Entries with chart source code
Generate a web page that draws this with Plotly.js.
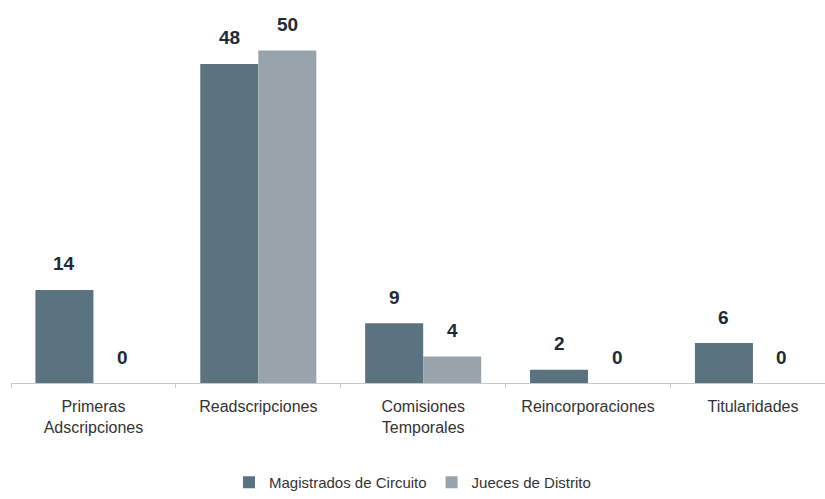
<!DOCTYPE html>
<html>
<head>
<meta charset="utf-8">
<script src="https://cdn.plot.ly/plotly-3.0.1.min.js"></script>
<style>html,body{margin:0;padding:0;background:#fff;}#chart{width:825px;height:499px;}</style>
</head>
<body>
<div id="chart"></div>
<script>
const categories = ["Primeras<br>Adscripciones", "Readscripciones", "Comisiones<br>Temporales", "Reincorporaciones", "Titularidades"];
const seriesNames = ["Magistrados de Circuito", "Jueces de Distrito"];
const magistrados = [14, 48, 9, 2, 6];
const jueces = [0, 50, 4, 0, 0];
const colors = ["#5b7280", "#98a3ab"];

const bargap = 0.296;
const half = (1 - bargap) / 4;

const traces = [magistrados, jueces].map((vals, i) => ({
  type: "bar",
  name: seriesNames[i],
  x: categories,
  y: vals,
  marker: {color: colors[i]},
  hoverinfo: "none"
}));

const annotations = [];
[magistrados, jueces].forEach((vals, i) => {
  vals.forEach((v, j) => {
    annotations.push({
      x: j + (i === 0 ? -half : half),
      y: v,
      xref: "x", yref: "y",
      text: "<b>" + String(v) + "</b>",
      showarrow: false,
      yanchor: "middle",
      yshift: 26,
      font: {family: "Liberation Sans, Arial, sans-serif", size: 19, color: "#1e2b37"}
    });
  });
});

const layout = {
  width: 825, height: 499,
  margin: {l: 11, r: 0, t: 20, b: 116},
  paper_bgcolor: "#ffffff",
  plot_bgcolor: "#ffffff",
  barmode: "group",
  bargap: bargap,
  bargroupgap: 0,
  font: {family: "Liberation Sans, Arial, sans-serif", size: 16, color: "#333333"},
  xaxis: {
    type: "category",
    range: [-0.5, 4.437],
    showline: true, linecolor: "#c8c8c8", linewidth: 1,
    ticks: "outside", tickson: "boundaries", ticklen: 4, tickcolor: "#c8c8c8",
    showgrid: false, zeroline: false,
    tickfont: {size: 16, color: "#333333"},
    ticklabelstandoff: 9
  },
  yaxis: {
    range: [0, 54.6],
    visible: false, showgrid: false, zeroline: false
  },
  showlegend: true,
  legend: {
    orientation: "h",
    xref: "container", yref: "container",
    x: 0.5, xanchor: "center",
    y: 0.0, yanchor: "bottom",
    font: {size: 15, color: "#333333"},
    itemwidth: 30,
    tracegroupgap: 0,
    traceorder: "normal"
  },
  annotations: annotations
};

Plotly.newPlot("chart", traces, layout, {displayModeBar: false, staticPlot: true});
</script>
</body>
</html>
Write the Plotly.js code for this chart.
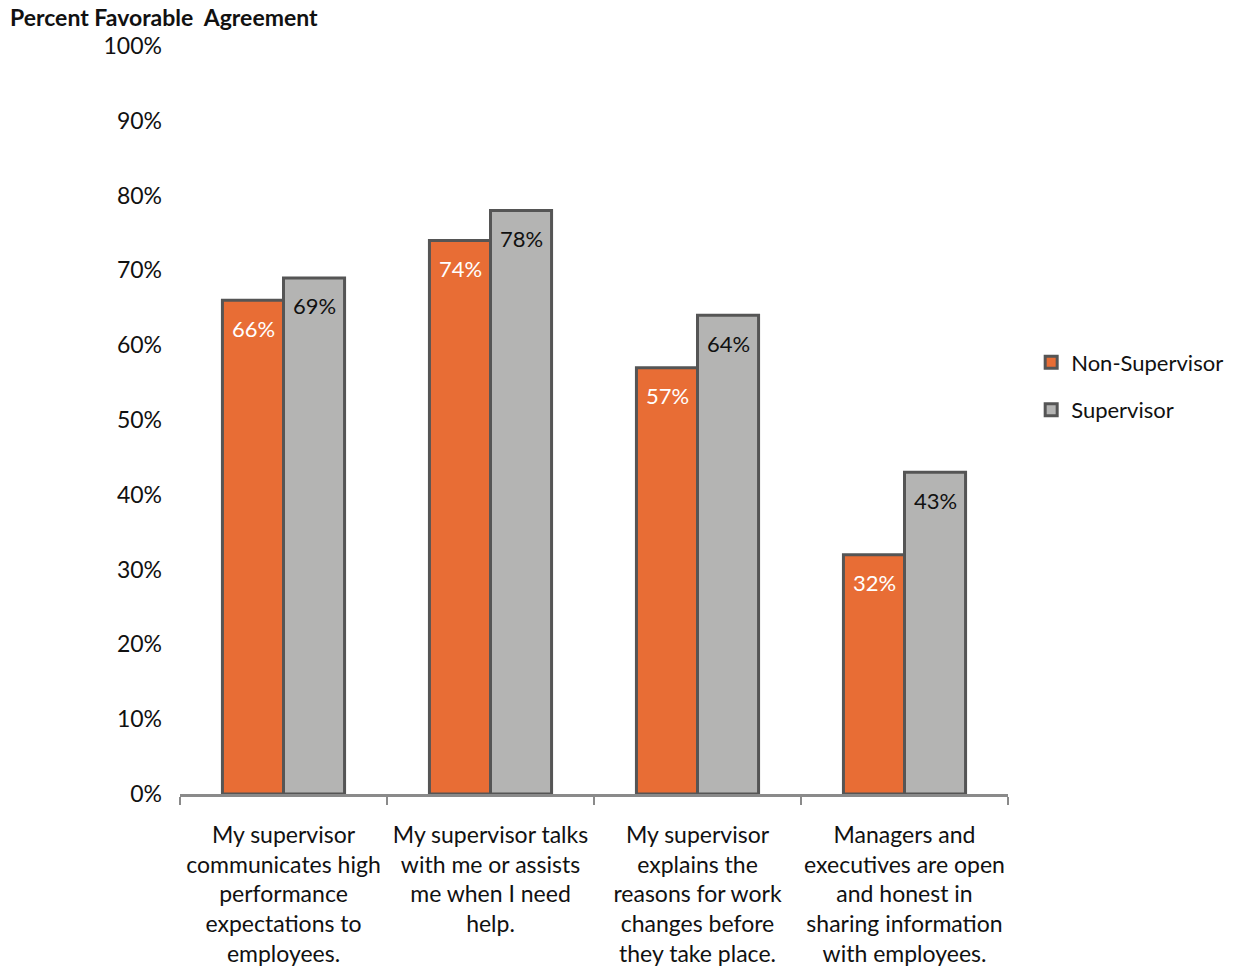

THE REQUEST:
Find every line of the data that holds the string "this", then say how many there are and nothing else.

EXERCISE SOLUTION:
2